The belligerent Caitlin Thomas waged unceasing and often drunken war during her married life with Dylan. Just before his death in a New York hospital, to which he was taken after consuming 18 whiskies, he had said, "There is an illumination about her. She shines." Unknown to him, Caitlin prowled the hospital corridors asking, "Is the bloody man dead yet?"

In her widowhood, however, she cherished the memory of Dylan and his poetry. She described him with her usual ambivalence as "the one deadly, organic entanglement of my lifetime". Much later when she had mellowed she said: "I think when one loves a person like I did Dylan, the negative slips away and you only remember the positive side". Her account of their marriage, Leftover Life to Kill, was as raw as an open wound.
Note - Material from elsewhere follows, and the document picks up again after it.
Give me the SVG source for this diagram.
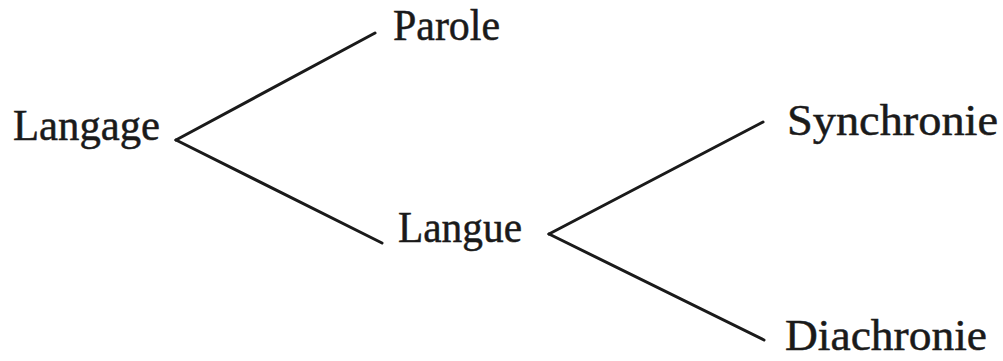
<svg xmlns="http://www.w3.org/2000/svg" width="1003" height="361" viewBox="0 0 1003 361">
  <style>
    .label { font-family: "Liberation Serif", "Times New Roman", serif; font-size: 44px; fill: #1a1a1a; stroke: #1a1a1a; stroke-width: 0.5; }
    .edge { stroke: #1a1a1a; stroke-width: 3; stroke-linecap: round; fill: none; }
  </style>
  <rect width="1003" height="361" fill="#ffffff"/>
  <!-- branching connectors -->
  <g id="connectors">
    <line class="edge" x1="176" y1="140" x2="375" y2="33"/>
    <line class="edge" x1="176" y1="140" x2="382" y2="243"/>
    <line class="edge" x1="549" y1="234" x2="763" y2="122"/>
    <line class="edge" x1="549" y1="234" x2="764" y2="340"/>
  </g>
  <g id="langage"><text class="label" x="13" y="140" textLength="147" lengthAdjust="spacingAndGlyphs">Langage</text></g>
  <g id="parole"><text class="label" x="393" y="40" textLength="107" lengthAdjust="spacingAndGlyphs">Parole</text></g>
  <g id="langue"><text class="label" x="398" y="242" textLength="124" lengthAdjust="spacingAndGlyphs">Langue</text></g>
  <g id="synchronie"><text class="label" x="787" y="135" textLength="211" lengthAdjust="spacingAndGlyphs">Synchronie</text></g>
  <g id="diachronie"><text class="label" x="785" y="350" textLength="202" lengthAdjust="spacingAndGlyphs">Diachronie</text></g>
</svg>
Valerie Eliot, Kathleen Tynan and Sonia Orwell all married men who were already famous. Being the wife of a great man means living in his shadow. The hardest task for widows may be finding a separate identity while being the guardian of the great man's legacy.

The sons of great men may write their father's life in order to understand (and perhaps diminish) him - Randolph Churchill and Nicholas Mosley are two obvious examples - and just as children are curious to know what their parents did before they were born, young widows must be equally intrigued by their husbands' past. By writing his biography and editing his letters, they have a legitimate outlet for that curiosity. It is a duty that reveals many secrets and answers many questions. That, i n the end, may be the real motive.